╭─ Material for this exercise
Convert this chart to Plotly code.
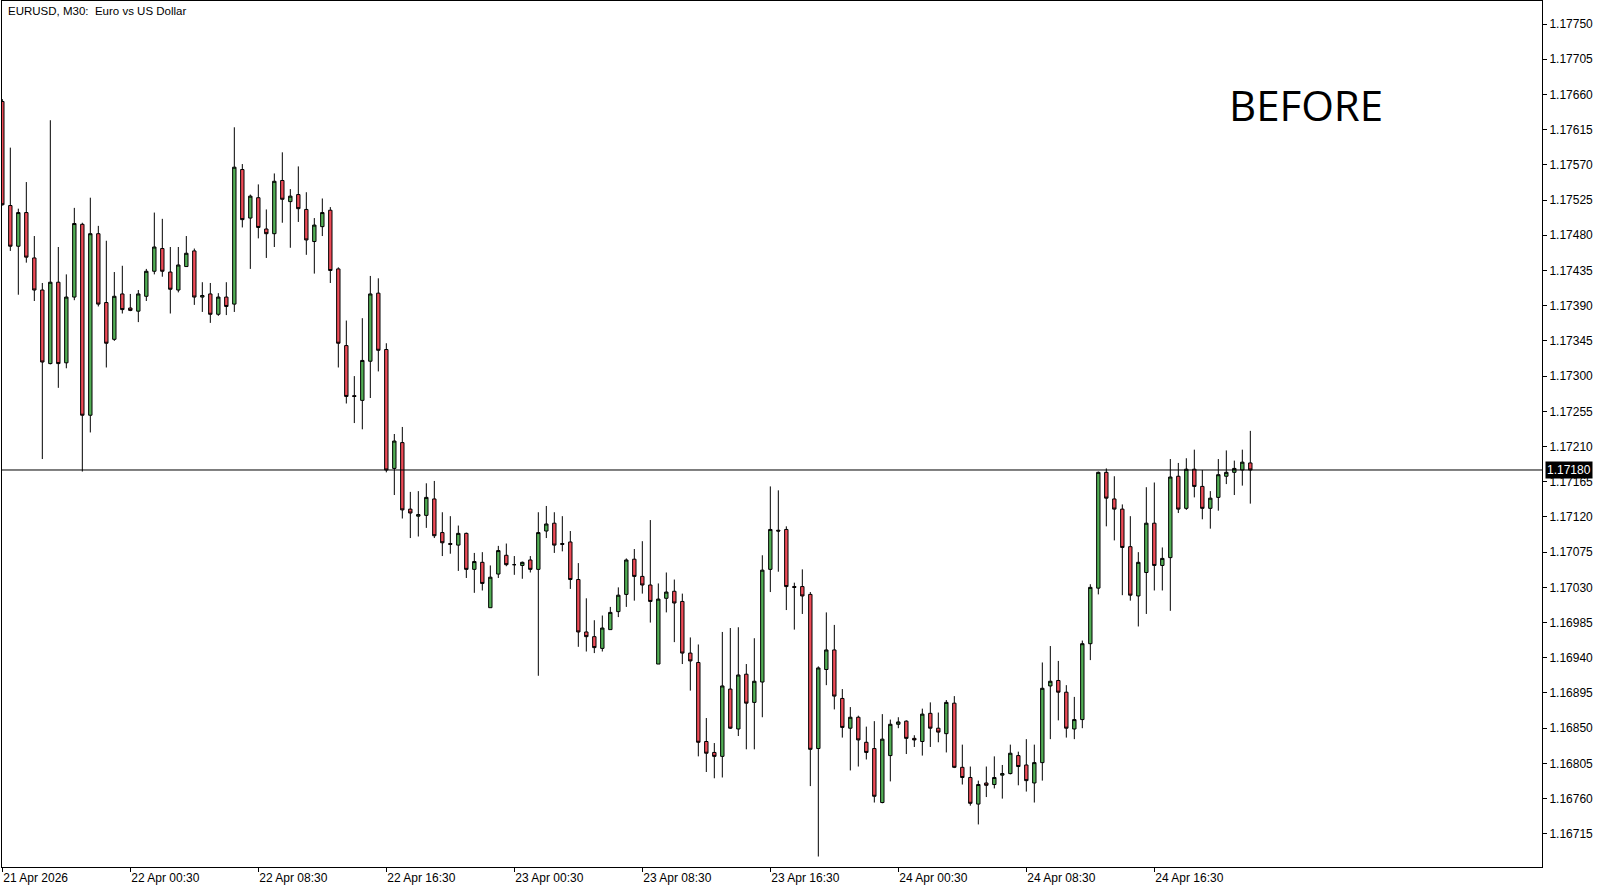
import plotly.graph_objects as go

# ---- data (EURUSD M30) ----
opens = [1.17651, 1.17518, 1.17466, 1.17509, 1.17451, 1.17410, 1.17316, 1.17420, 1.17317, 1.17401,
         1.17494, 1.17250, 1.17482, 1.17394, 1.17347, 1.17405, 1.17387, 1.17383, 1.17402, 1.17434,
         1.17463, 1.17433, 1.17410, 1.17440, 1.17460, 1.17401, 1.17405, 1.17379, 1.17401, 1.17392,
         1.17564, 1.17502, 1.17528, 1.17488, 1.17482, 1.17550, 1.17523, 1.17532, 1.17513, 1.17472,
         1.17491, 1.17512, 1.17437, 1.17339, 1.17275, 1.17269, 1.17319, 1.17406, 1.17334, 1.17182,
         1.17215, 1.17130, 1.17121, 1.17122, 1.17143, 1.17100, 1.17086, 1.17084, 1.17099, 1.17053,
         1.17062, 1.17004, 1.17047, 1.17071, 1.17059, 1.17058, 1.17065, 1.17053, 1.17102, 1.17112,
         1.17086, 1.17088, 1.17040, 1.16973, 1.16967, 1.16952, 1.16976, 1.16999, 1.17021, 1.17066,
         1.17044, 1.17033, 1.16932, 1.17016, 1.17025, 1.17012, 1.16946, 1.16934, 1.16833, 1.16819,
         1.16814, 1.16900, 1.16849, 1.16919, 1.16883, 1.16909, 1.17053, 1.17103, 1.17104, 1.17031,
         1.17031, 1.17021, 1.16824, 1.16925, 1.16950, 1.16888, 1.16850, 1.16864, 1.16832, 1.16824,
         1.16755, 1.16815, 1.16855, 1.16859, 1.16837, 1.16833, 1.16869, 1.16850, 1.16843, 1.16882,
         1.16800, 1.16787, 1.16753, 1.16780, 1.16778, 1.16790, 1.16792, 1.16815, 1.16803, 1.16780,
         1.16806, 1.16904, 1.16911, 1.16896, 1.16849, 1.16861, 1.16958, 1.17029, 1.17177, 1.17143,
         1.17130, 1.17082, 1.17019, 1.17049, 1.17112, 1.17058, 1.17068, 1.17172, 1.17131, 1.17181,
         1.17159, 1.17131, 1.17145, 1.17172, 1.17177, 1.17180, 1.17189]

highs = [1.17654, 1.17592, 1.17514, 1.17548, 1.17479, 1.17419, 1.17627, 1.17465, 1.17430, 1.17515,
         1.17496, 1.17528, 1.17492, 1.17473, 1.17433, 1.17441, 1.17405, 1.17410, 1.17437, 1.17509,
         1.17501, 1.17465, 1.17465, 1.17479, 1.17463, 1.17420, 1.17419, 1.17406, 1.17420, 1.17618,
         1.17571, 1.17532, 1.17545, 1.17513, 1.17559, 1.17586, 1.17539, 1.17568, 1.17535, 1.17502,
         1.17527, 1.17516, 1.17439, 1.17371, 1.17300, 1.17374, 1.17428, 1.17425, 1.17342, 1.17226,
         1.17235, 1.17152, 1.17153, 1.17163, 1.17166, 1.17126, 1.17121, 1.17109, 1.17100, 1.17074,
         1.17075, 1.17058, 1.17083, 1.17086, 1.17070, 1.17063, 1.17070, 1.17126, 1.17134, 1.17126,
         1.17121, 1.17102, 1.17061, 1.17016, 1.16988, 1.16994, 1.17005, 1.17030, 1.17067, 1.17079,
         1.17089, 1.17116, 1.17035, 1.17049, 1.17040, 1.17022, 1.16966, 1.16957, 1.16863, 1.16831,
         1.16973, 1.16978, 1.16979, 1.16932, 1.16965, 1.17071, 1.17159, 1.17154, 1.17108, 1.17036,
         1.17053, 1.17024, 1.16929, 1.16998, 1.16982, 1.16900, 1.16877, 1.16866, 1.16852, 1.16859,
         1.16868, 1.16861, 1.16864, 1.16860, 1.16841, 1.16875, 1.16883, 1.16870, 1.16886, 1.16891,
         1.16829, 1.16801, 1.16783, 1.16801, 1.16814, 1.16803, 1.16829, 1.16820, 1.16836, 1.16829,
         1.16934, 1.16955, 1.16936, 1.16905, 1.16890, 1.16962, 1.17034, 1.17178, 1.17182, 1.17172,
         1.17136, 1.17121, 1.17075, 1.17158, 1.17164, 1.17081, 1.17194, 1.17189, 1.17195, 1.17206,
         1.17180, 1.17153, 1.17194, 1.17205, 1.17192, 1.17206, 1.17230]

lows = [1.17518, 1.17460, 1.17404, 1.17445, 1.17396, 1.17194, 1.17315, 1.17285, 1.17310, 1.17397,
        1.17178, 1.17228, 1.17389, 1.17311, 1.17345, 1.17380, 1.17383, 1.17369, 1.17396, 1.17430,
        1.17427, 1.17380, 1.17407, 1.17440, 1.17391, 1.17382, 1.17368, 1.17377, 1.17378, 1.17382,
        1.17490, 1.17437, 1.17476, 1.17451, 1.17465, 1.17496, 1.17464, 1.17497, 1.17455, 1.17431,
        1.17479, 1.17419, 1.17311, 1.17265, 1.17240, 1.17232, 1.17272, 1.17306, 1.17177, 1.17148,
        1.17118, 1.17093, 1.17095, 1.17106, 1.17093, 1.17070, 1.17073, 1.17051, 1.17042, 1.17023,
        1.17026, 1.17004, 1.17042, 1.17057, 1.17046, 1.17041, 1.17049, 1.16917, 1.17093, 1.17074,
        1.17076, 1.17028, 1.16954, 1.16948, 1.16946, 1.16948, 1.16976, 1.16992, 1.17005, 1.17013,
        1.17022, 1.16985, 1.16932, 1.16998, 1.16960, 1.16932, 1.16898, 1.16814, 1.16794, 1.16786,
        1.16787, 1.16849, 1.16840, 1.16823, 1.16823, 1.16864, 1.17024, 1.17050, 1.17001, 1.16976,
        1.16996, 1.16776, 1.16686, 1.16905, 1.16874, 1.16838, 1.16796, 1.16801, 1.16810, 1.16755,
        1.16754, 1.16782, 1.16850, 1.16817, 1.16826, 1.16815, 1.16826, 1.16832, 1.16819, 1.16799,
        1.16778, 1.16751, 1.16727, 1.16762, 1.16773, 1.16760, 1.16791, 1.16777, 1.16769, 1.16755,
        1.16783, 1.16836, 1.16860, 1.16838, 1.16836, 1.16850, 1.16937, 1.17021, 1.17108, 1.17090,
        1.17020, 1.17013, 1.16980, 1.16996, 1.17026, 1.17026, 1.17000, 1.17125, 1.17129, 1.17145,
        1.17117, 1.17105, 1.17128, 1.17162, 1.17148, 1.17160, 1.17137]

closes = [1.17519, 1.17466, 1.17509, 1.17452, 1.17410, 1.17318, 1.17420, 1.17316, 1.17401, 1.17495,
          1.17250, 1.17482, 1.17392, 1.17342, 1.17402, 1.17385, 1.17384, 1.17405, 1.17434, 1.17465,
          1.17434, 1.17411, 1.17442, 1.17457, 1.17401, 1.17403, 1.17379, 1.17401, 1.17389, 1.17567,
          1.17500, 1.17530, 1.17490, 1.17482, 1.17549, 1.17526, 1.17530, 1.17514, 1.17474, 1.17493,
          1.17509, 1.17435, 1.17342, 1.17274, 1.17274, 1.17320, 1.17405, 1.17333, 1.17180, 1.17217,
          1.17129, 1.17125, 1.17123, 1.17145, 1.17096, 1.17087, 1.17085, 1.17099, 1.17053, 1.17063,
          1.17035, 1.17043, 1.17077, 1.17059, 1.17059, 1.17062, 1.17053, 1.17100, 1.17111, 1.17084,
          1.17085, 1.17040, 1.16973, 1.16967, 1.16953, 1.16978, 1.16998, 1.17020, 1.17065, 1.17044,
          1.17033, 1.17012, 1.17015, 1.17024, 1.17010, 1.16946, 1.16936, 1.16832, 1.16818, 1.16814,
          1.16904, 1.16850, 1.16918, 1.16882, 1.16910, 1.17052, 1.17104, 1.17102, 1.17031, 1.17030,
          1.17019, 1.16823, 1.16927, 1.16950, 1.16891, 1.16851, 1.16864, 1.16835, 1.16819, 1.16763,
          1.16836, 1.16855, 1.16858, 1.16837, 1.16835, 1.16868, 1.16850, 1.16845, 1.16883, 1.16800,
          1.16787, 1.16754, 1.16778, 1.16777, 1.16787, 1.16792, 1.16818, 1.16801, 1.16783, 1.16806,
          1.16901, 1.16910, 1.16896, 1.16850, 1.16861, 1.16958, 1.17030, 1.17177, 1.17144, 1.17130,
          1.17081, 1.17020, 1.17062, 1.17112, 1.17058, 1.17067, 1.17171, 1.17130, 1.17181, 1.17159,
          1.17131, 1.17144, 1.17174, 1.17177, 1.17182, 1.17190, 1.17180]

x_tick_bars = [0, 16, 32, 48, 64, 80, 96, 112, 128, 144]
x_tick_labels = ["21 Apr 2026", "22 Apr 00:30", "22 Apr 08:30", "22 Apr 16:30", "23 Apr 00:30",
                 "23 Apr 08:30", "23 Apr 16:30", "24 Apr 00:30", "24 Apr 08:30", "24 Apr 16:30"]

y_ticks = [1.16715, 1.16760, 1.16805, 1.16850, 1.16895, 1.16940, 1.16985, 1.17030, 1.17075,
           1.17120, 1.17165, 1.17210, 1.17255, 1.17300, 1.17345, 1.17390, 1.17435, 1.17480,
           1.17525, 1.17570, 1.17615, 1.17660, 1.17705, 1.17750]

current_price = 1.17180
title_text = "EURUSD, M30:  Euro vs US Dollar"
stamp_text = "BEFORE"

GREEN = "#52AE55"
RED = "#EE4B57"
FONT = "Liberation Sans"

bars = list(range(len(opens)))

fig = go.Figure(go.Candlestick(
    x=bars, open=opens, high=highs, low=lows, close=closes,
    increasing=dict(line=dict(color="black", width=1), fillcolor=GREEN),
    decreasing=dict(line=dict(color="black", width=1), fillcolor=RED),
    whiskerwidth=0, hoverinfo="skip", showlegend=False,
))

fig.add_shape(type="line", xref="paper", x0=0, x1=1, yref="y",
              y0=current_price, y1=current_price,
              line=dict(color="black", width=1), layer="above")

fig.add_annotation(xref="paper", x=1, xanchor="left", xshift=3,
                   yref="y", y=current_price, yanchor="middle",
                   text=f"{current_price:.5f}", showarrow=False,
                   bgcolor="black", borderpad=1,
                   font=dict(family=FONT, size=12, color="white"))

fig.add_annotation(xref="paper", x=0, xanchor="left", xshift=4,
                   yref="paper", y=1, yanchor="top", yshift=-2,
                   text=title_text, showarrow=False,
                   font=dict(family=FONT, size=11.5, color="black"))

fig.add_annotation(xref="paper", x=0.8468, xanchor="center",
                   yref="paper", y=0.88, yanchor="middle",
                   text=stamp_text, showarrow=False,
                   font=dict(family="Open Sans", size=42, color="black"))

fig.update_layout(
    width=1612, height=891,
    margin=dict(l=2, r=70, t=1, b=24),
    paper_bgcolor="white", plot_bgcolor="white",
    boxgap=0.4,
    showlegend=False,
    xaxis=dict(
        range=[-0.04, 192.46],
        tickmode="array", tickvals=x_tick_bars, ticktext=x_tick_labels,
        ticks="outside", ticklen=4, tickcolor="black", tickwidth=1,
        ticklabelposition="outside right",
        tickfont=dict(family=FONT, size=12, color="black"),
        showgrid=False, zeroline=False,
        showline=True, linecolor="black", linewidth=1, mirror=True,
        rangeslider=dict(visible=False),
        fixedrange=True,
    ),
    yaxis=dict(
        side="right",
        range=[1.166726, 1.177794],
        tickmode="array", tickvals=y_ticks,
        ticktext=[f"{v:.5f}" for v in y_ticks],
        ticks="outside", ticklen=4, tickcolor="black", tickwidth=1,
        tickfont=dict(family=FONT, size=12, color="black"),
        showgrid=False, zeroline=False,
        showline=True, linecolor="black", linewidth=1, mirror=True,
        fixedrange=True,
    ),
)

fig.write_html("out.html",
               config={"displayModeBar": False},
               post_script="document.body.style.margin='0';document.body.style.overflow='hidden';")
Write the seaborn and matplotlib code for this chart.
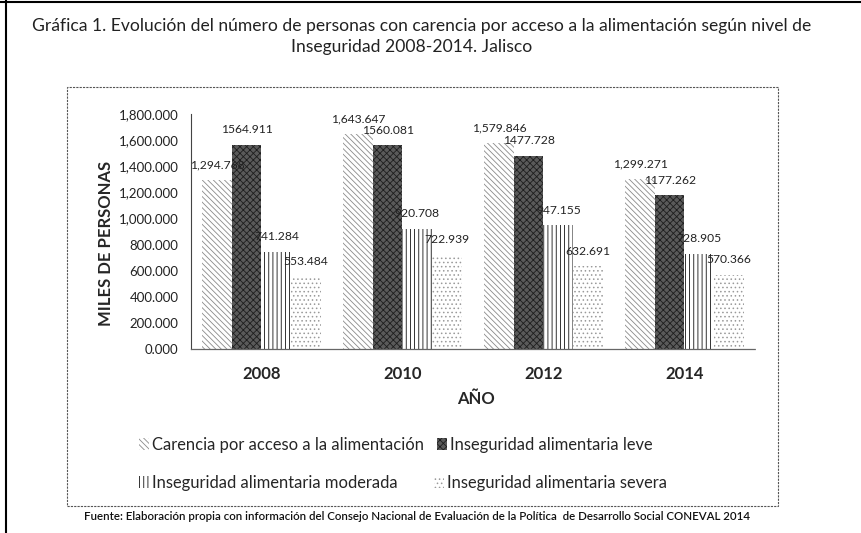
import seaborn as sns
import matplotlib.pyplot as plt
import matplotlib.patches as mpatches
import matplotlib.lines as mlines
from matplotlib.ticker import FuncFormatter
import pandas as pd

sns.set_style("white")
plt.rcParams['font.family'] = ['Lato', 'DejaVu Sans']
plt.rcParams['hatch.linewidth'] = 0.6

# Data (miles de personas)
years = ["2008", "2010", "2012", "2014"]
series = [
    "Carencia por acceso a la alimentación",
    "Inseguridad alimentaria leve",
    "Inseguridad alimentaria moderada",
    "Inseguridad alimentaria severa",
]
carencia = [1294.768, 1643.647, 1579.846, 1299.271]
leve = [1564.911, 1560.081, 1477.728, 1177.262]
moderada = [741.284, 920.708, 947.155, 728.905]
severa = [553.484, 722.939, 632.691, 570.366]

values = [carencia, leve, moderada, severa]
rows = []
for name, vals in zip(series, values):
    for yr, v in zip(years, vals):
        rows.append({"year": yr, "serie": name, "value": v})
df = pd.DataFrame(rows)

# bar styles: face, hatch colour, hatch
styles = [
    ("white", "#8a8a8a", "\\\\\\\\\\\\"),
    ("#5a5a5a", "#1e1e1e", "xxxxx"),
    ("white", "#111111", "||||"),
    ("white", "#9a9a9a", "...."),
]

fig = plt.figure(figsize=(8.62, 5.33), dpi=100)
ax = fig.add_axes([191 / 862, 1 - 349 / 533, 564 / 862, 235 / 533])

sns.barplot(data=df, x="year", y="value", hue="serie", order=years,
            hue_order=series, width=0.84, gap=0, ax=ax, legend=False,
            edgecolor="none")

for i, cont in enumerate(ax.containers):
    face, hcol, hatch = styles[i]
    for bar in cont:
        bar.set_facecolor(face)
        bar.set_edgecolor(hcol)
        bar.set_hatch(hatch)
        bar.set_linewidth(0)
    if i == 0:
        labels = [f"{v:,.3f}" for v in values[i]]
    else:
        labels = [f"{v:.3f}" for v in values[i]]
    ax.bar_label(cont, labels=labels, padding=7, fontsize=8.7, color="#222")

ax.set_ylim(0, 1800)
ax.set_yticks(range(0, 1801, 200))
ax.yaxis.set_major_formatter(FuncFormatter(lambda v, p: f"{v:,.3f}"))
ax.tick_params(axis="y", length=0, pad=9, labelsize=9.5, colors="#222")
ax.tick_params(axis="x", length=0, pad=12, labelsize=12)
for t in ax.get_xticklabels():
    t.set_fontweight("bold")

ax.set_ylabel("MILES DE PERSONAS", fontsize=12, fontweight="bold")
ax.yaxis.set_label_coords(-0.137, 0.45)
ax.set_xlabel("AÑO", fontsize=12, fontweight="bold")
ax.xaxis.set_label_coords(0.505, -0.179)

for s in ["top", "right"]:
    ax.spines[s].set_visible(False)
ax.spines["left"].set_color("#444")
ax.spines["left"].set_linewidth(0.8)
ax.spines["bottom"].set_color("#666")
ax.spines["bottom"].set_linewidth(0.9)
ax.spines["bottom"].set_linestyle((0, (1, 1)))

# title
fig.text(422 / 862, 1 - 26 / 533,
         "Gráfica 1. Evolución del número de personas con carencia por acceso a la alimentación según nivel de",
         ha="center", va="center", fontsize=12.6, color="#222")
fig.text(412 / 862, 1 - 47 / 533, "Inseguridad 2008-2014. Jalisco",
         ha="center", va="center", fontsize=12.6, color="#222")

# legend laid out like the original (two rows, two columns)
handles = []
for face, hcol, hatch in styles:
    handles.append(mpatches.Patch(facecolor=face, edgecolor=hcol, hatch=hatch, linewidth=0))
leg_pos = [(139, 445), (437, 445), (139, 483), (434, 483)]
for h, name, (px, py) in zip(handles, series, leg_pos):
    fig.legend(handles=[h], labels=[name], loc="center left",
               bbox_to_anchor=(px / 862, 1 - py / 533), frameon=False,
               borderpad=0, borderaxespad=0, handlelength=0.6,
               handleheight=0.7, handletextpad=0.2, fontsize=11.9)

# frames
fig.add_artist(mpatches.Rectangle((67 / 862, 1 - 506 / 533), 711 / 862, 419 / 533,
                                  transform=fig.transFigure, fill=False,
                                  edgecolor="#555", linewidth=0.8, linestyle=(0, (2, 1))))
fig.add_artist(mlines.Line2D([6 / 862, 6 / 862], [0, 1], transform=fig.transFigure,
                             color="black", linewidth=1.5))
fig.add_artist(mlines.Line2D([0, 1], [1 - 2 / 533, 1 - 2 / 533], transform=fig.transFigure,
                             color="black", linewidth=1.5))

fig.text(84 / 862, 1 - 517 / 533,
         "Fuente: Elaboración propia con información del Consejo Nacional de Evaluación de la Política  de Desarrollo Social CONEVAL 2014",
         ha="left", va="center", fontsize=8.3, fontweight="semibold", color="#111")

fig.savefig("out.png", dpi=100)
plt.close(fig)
╰─
**To do**
Quote only the lines running from the line with "Write the seaborn" to the line with "ax = fig.add_axes([191", ends included, exactly as they appear and without the pictures.

**The output**
Write the seaborn and matplotlib code for this chart.
import seaborn as sns
import matplotlib.pyplot as plt
import matplotlib.patches as mpatches
import matplotlib.lines as mlines
from matplotlib.ticker import FuncFormatter
import pandas as pd

sns.set_style("white")
plt.rcParams['font.family'] = ['Lato', 'DejaVu Sans']
plt.rcParams['hatch.linewidth'] = 0.6

# Data (miles de personas)
years = ["2008", "2010", "2012", "2014"]
series = [
    "Carencia por acceso a la alimentación",
    "Inseguridad alimentaria leve",
    "Inseguridad alimentaria moderada",
    "Inseguridad alimentaria severa",
]
carencia = [1294.768, 1643.647, 1579.846, 1299.271]
leve = [1564.911, 1560.081, 1477.728, 1177.262]
moderada = [741.284, 920.708, 947.155, 728.905]
severa = [553.484, 722.939, 632.691, 570.366]

values = [carencia, leve, moderada, severa]
rows = []
for name, vals in zip(series, values):
    for yr, v in zip(years, vals):
        rows.append({"year": yr, "serie": name, "value": v})
df = pd.DataFrame(rows)

# bar styles: face, hatch colour, hatch
styles = [
    ("white", "#8a8a8a", "\\\\\\\\\\\\"),
    ("#5a5a5a", "#1e1e1e", "xxxxx"),
    ("white", "#111111", "||||"),
    ("white", "#9a9a9a", "...."),
]

fig = plt.figure(figsize=(8.62, 5.33), dpi=100)
ax = fig.add_axes([191 / 862, 1 - 349 / 533, 564 / 862, 235 / 533])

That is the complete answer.